Populating the interactive namespace from numpy and matplotlib


In [2]:
class MyQDA(object):
    """ Template for classifier
    """
    def fit(self,X,C):
        # your code here
        return self

    def predict(self,Y):
        Cpred = None
        # your code here
        # use linalg.det(matrix)
        # and linalg.inv(matrix)
        return Cpred

In [3]:
class MyQDA(dict):
    """ Simple implementation for illustration purposes
    """       
    def fit(self,X,C):#一定要有self
        for k in np.unique(C):   #找不同的类
            members = (C==k)
            prior = members.sum() / float(C.size)#防止得到整数
            S = X[members,:] # subset of class 
            mu = S.mean(axis=0)    #列向量求均值
            Z = (S-mu).T # centered column vectors->row vectors
            cov = Z.dot(Z.T) / (Z[0,:].size-1)  #row.dot(column)
            self[k] = (mu,cov,prior)
        return self
            
    def predict(self,Y):
        Cpred = -1 * ones(Y[:,0].size)
        for i in range(Cpred.size):
            d2min, kbest = 1e99, None
            for k in self:
                mu, cov, prior = self[k]
                diff = (Y[i,:]-mu).T
                d2 = diff.T.dot(linalg.inv(cov)).dot(diff) / 2
                d2 += np.log(linalg.det(cov)) / 2 - np.log(prior) 
                if d2<d2min: d2min,kbest = d2,k
            Cpred[i] = kbest
        return Cpred

In [4]:
# reference implementation
from sklearn.discriminant_analysis import QuadraticDiscriminantAnalysis as QDA

Q = np.loadtxt('files/Class12-Query.csv', delimiter=',')
D = np.loadtxt('files/Class12-Train.csv', delimiter=',')
X, C = D[:,0:2], D[:,2]

Cpred = MyQDA().fit(X,C).predict(Q)
Cskit =   QDA().fit(X,C).predict(Q)

print 'Number of different estimates:', (Cpred!=Cskit).sum()

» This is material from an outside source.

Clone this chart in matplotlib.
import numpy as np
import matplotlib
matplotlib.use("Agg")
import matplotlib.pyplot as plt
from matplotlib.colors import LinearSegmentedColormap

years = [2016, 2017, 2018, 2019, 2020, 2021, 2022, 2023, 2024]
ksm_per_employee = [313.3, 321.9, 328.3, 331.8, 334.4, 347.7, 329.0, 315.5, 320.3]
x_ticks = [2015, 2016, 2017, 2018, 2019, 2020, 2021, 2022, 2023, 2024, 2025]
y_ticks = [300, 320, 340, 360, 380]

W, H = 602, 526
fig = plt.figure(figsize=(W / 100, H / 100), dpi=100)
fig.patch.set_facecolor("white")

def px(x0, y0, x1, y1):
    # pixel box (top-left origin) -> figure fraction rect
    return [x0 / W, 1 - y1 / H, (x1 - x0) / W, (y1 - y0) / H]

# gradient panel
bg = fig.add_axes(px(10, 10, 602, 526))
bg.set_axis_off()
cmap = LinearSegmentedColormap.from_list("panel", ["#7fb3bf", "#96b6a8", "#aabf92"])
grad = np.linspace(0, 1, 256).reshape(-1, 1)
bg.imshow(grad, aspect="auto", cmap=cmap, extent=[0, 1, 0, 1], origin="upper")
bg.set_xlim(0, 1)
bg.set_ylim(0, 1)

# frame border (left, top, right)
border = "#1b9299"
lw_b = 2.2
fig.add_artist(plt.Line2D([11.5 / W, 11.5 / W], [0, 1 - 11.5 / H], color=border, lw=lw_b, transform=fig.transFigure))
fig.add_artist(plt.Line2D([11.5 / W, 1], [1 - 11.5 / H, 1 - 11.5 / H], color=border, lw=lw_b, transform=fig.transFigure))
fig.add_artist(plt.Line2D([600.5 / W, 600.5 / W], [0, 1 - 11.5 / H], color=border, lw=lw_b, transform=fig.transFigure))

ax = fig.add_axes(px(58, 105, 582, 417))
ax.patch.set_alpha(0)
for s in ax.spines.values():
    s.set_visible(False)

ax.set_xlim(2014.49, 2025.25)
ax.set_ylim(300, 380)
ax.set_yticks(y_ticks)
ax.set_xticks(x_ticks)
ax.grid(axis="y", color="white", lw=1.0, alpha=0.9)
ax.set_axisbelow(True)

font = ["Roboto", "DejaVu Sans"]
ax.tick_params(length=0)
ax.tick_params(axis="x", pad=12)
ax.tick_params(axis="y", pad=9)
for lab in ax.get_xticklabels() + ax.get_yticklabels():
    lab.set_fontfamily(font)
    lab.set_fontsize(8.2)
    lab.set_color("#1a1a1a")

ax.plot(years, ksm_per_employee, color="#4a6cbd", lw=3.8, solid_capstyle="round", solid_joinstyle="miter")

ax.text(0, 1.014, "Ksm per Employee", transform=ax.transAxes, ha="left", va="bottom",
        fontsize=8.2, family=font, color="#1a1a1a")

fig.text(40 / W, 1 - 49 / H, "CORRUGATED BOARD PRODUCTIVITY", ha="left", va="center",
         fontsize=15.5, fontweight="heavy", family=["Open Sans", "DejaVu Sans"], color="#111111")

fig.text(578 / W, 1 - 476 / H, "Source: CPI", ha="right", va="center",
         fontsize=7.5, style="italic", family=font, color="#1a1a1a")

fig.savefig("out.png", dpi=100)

Number of different estimates: 0


<h1><font color="darkblue">Cross-Validation</font></h1>

- How to evaluate the quality of estimator?

> $k$-NN method's parameter affects the results

- We saw on the IRIS data that 1-NN was overfitting

> We discussed excluding the point itself

### Partitions of the Training set

- Random complementary subsets 

> Train on a larger subset, test on a small

> Multiple rounds to decrease variance

### Leave-One-Out

- For each point, we train on the others and test

> Testing on $n$ points requires $n$ training 

- Expensive!

### A Relaxed Variant

- $k$-fold cross-validation 

> 0. Create $k$ partitions of equal sizes, e.g., $k=2$ yields two subsets
> 0. Pick a single partition and train on the other $(k\!-\!1)$ 
> 0. Repeat for all $k$ partitions - requires $k$ trainings

- Leave-One-Out is a special case with $k=n$


### Exercise: Cross-Validation

- Evaluate "QDA" on the [training](files/Class12-Train.csv) set using 2-fold cross-validation

>0. What is the fraction of correct estimates? 
>0. What is the uncertainty of that fraction?
 
> The **training** set consists of 3 columns of ($x_i$, $y_i$, $C_i$)


In [10]:
# randomize and split to D1 + D2
np.random.shuffle(D)
split = D[:,0].size / 2
D1, D2 = D[:split,:], D[split:,:]
# train on one estimate on the other
for (i,T,Q) in [(1,D1,D2),(2,D2,D1)]:
    X, C = T[:,0:2], T[:,2]
    Cpred,Ctrue= MyQDA().fit(X,C).predict(Q[:,:2]),Q[:,2]
    print "Case #%d - Number of mislabeled points out of a total %3d points : %2d" \
        % (i, Q.shape[0],(Ctrue!=Cpred).sum()) 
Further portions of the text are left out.